Col senno di poi è facile inquadrare gli eventi in un modo diverso: quarto album del gruppo, "3" viene dopo i capolavori assoluti degli esordi, l'omonimo del 1983 e il seguito "Hallowed Ground" dell'anno seguente soprattutto. Dischi unici, caratterizzati da strumenti per lo più acustici (chitarra, lo spettacolare basso acustico di Brian Ritchie e la rudimentale batteria "fatta in casa" di Victor Delorenzo suonata con le spazzole) in stile buskers, dalla voce stridula e nasale di Gordon Gano e da uno spirito decisamente punk venato da ironia, sarcasmo adolescenziale e grande immediatezza. Uno spettacolo insuperato, di fronte al quale il nostro povero "3" appare piccolino. Ma pensate piuttosto di ascoltarlo per primo, come feci io, senza conoscere "Add it up", "Kiss off", "Promise", "Country death song", "Jesus walking on the water" e nessuno dei capolavori disseminati nei due album d'esordio. Neppure "Blister in the sun", via: e sembra oggi davvero impossibile. Senza sapere nemmeno che il gruppo si sciolse per un paio d'anni dopo "The blind leading the naked", il terzo album (sovra)prodotto dalla Testa Parlante Jerry Harrison, e che quindi siamo qui di fronte a un nuovo inizio.
"3" offre esattamente quanto promette la copertina: tre musicisti soli con la loro basica strumentazione, quella acustica degli esordi, proprio nel tentativo di ritrovare quella semplicità e quella contagiosa immediatezza.

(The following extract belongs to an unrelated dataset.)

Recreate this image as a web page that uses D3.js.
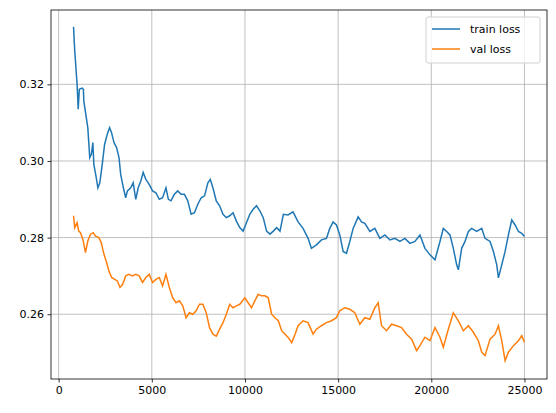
<!DOCTYPE html>
<html>
<head>
<meta charset="utf-8">
<script src="https://cdn.jsdelivr.net/npm/d3@7"></script>
<style>
  body { margin: 0; background: #fff; }
  text { font-family: "DejaVu Sans", sans-serif; }
</style>
</head>
<body>
<div id="chart"></div>
<script>
const trainSteps = [800, 864, 990, 1050, 1110, 1260, 1330, 1350, 1565, 1670, 1760, 1836, 1890, 2016, 2106, 2210, 2340, 2466, 2610, 2736, 2840, 2970, 3110, 3240, 3330, 3474, 3600, 3690, 3870, 4000, 4140, 4270, 4410, 4536, 4680, 4860, 5040, 5220, 5400, 5580, 5760, 5890, 6030, 6210, 6390, 6570, 6750, 6930, 7110, 7290, 7470, 7650, 7830, 8010, 8136, 8280, 8460, 8640, 8820, 9000, 9180, 9360, 9540, 9720, 9900, 10080, 10260, 10440, 10620, 10800, 10980, 11160, 11340, 11520, 11700, 11880, 12060, 12312, 12580, 12850, 13118, 13387, 13566, 13835, 14104, 14373, 14552, 14731, 14910, 15090, 15269, 15448, 15627, 15806, 16075, 16254, 16434, 16703, 16971, 17240, 17509, 17778, 18047, 18315, 18584, 18853, 19122, 19391, 19660, 19928, 20197, 20466, 20645, 20824, 21003, 21183, 21362, 21452, 21631, 21810, 21989, 22168, 22437, 22706, 22885, 23154, 23333, 23513, 23602, 23781, 23961, 24140, 24319, 24498, 24677, 24857, 25000];
const trainLoss = [0.3350, 0.3287, 0.3200, 0.3135, 0.3187, 0.3190, 0.3187, 0.3157, 0.3087, 0.3009, 0.3018, 0.3048, 0.2991, 0.2957, 0.2930, 0.2943, 0.2991, 0.3043, 0.3070, 0.3087, 0.3074, 0.3048, 0.3035, 0.3009, 0.2965, 0.2930, 0.2904, 0.2922, 0.2930, 0.2943, 0.2900, 0.2930, 0.2948, 0.2970, 0.2952, 0.2939, 0.2922, 0.2917, 0.2900, 0.2904, 0.2930, 0.2900, 0.2896, 0.2913, 0.2922, 0.2913, 0.2913, 0.2896, 0.2861, 0.2865, 0.2887, 0.2904, 0.2909, 0.2943, 0.2952, 0.2930, 0.2896, 0.2883, 0.2861, 0.2852, 0.2857, 0.2865, 0.2843, 0.2826, 0.2817, 0.2839, 0.2861, 0.2874, 0.2883, 0.2870, 0.2852, 0.2817, 0.2809, 0.2817, 0.2826, 0.2817, 0.2861, 0.2859, 0.2867, 0.2841, 0.2824, 0.2798, 0.2772, 0.2781, 0.2794, 0.2798, 0.2824, 0.2841, 0.2833, 0.2807, 0.2764, 0.2759, 0.2790, 0.2824, 0.2854, 0.2841, 0.2837, 0.2816, 0.2824, 0.2798, 0.2807, 0.2794, 0.2798, 0.2790, 0.2798, 0.2785, 0.2790, 0.2807, 0.2772, 0.2755, 0.2742, 0.2790, 0.2824, 0.2816, 0.2807, 0.2772, 0.2729, 0.2716, 0.2772, 0.2790, 0.2816, 0.2824, 0.2816, 0.2824, 0.2798, 0.2790, 0.2764, 0.2729, 0.2695, 0.2729, 0.2764, 0.2807, 0.2846, 0.2833, 0.2816, 0.2811, 0.2803];

const valSteps = [800, 864, 990, 1080, 1170, 1300, 1440, 1566, 1710, 1854, 1980, 2160, 2286, 2430, 2574, 2700, 2844, 3006, 3150, 3294, 3438, 3600, 3780, 3960, 4140, 4320, 4500, 4680, 4860, 5040, 5220, 5400, 5580, 5760, 5940, 6120, 6300, 6480, 6660, 6840, 7020, 7200, 7380, 7560, 7740, 7920, 8100, 8280, 8460, 8640, 8820, 9000, 9180, 9360, 9540, 9720, 9990, 10170, 10350, 10530, 10710, 10890, 11070, 11250, 11430, 11610, 11790, 11970, 12150, 12330, 12510, 12690, 12850, 13118, 13387, 13656, 13835, 14104, 14373, 14641, 14910, 15090, 15358, 15627, 15896, 16165, 16434, 16703, 16971, 17151, 17330, 17599, 17868, 18136, 18405, 18674, 18943, 19212, 19391, 19660, 19928, 20197, 20466, 20645, 20914, 21183, 21452, 21720, 21989, 22258, 22527, 22706, 22885, 23154, 23423, 23602, 23781, 23961, 24140, 24408, 24677, 24857, 25000];
const valLoss = [0.2857, 0.2826, 0.2839, 0.2817, 0.2813, 0.2796, 0.2761, 0.2791, 0.2809, 0.2813, 0.2804, 0.2800, 0.2787, 0.2757, 0.2735, 0.2713, 0.2696, 0.2691, 0.2687, 0.2670, 0.2678, 0.2700, 0.2704, 0.2700, 0.2704, 0.2700, 0.2683, 0.2696, 0.2704, 0.2683, 0.2691, 0.2696, 0.2674, 0.2704, 0.2670, 0.2643, 0.2630, 0.2635, 0.2622, 0.2591, 0.2604, 0.2600, 0.2609, 0.2626, 0.2626, 0.2604, 0.2565, 0.2548, 0.2543, 0.2561, 0.2578, 0.2600, 0.2626, 0.2617, 0.2622, 0.2626, 0.2643, 0.2630, 0.2617, 0.2635, 0.2652, 0.2648, 0.2648, 0.2643, 0.2600, 0.2591, 0.2583, 0.2557, 0.2548, 0.2539, 0.2526, 0.2548, 0.2570, 0.2583, 0.2578, 0.2548, 0.2561, 0.2570, 0.2578, 0.2583, 0.2591, 0.2609, 0.2617, 0.2613, 0.2604, 0.2574, 0.2591, 0.2587, 0.2617, 0.2630, 0.2570, 0.2557, 0.2574, 0.2570, 0.2565, 0.2548, 0.2535, 0.2505, 0.2518, 0.2540, 0.2531, 0.2565, 0.2540, 0.2514, 0.2561, 0.2604, 0.2583, 0.2557, 0.2570, 0.2553, 0.2531, 0.2501, 0.2492, 0.2535, 0.2548, 0.2570, 0.2531, 0.2479, 0.2501, 0.2518, 0.2531, 0.2544, 0.2527];

const xTicks = [0, 5000, 10000, 15000, 20000, 25000];
const yTicks = [0.26, 0.28, 0.30, 0.32];
const seriesNames = ["train loss", "val loss"];
const seriesColors = ["#1f77b4", "#ff7f0e"];

const width = 556;
const height = 413;
const margin = { top: 10, right: 9, bottom: 34, left: 51 };
const innerW = width - margin.left - margin.right;
const innerH = height - margin.top - margin.bottom;

const svg = d3.select("#chart").append("svg")
  .attr("width", width).attr("height", height);
const g = svg.append("g").attr("transform", `translate(${margin.left},${margin.top})`);

const x = d3.scaleLinear().domain([-410, 26210]).range([0, innerW]);
const y = d3.scaleLinear().domain([0.2431, 0.3394]).range([innerH, 0]);

// grid
g.selectAll(".gx").data(xTicks).enter().append("line")
  .attr("x1", d => x(d)).attr("x2", d => x(d)).attr("y1", 0).attr("y2", innerH)
  .attr("stroke", "#b0b0b0").attr("stroke-width", 0.8);
g.selectAll(".gy").data(yTicks).enter().append("line")
  .attr("y1", d => y(d)).attr("y2", d => y(d)).attr("x1", 0).attr("x2", innerW)
  .attr("stroke", "#b0b0b0").attr("stroke-width", 0.8);

const series = [
  trainSteps.map((s, i) => [s, trainLoss[i]]),
  valSteps.map((s, i) => [s, valLoss[i]]),
];
const line = d3.line().x(d => x(d[0])).y(d => y(d[1]));
series.forEach((s, i) => {
  g.append("path").datum(s).attr("d", line)
    .attr("fill", "none").attr("stroke", seriesColors[i]).attr("stroke-width", 1.5);
});

const xAxis = g.append("g").attr("transform", `translate(0,${innerH})`)
  .call(d3.axisBottom(x).tickValues(xTicks).tickSize(3.5).tickPadding(3.5).tickFormat(d3.format("d")));
const yAxis = g.append("g")
  .call(d3.axisLeft(y).tickValues(yTicks).tickSize(3.5).tickPadding(3.5).tickFormat(d3.format(".2f")));
[xAxis, yAxis].forEach(a => {
  a.select(".domain").remove();
  a.selectAll("text").attr("font-size", 11).attr("fill", "#000").attr("font-family", "DejaVu Sans");
  a.selectAll("line").attr("stroke", "#000").attr("stroke-width", 0.8);
});

g.append("rect").attr("width", innerW).attr("height", innerH)
  .attr("fill", "none").attr("stroke", "#000").attr("stroke-width", 0.8);

// legend
const legend = svg.append("g").attr("transform", "translate(426,17)");
legend.append("rect").attr("width", 114).attr("height", 46).attr("rx", 2)
  .attr("fill", "#fff").attr("fill-opacity", 0.8).attr("stroke", "#d0d0d0");
seriesNames.forEach((name, i) => {
  const ly = 12 + i * 20;
  legend.append("line").attr("x1", 6).attr("x2", 34).attr("y1", ly).attr("y2", ly)
    .attr("stroke", seriesColors[i]).attr("stroke-width", 1.5);
  legend.append("text").attr("x", 44).attr("y", ly + 4).attr("font-size", 11).text(name);
});
</script>
</body>
</html>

"Nightmares", il singolo d'apertura di cui girò anche un video pochissimo visto su Mtv, pare rispettare le promesse con il suo ritornello coinvolgente, e altrettanto fanno le frenetiche "Just like my father" e "Dating days": basso acustico scatenato, spazzole pestate sullo snare drum (in pratica un secchio metallico rovesciato su un rullante, fatto in casa da DeLorenzo e suonato in piedi, come avrò modo di vedere nel 1991 nel mio primo concerto dal vivo dei Femmes, durante la tournée del successivo "Why do birds sing?") e testi stralunati urlati da Gano. La deliziosa "Fat" ci fa riprendere fiato prima dell'assalto elettrico di "Fool in the fool moon", e da lì in poi l'atmosfera dell'album cambia e si fa più riflessiva, malinconica, lenta. Con le uniche eccezioni di "Telephone book" (divertente ma innocua) e "Lies" (di maggior spessore, con il banjo in prima linea), praticamente tutte le canzoni della seconda parte del disco sono lente e amare: solo chitarra e voce (la cupissima "Nothing worth living for", la conclusiva "See my ships" che fa riferimento alla tragica morte di Marvin Gaye ucciso da un colpo d'arma da fuoco esploso dal padre), o con sommessi interventi di sax e tastiere di una versione dei fedeli Horns of Dilemma decisamente ridotta rispetto ai due album precedenti ("World we're living in", "Outside the palace", la leggermente più vivace "Mother of a girl"), questa sequenza di canzoni rappresenta un esempio unico negli otto album di studio del trio di Milwakee.
Ascoltando "3" scoprii un gruppo fantastico, che è stato per moltissimi anni il mio preferito nonostante il calo progressivo di ispirazione che si farà sempre più evidente, l'abbandono di Victor DeLorenzo nel 1993 (il sostituto Guy Hoffman non sarà all'altezza, il suo drumming decisamente più adatto ad un suono più banalmente rock), la decisione di non produrre più nuova musica dopo la delusione per l'insuccesso del discreto "Freak Magnet" del 2000 e le crescenti tensioni tra Gordon Gano e Brian Ritchie che porterà allo scioglimento del 2008, che stavolta pare davvero definitivo.
Una passione, la mia, che mi ha portato nel corso degli anni a cercare tutto il materiale pubblicato dal gruppo e dai suoi componenti come solisti:ma questa è un'altra storia, e ci sarà occasione per scriverne ancora.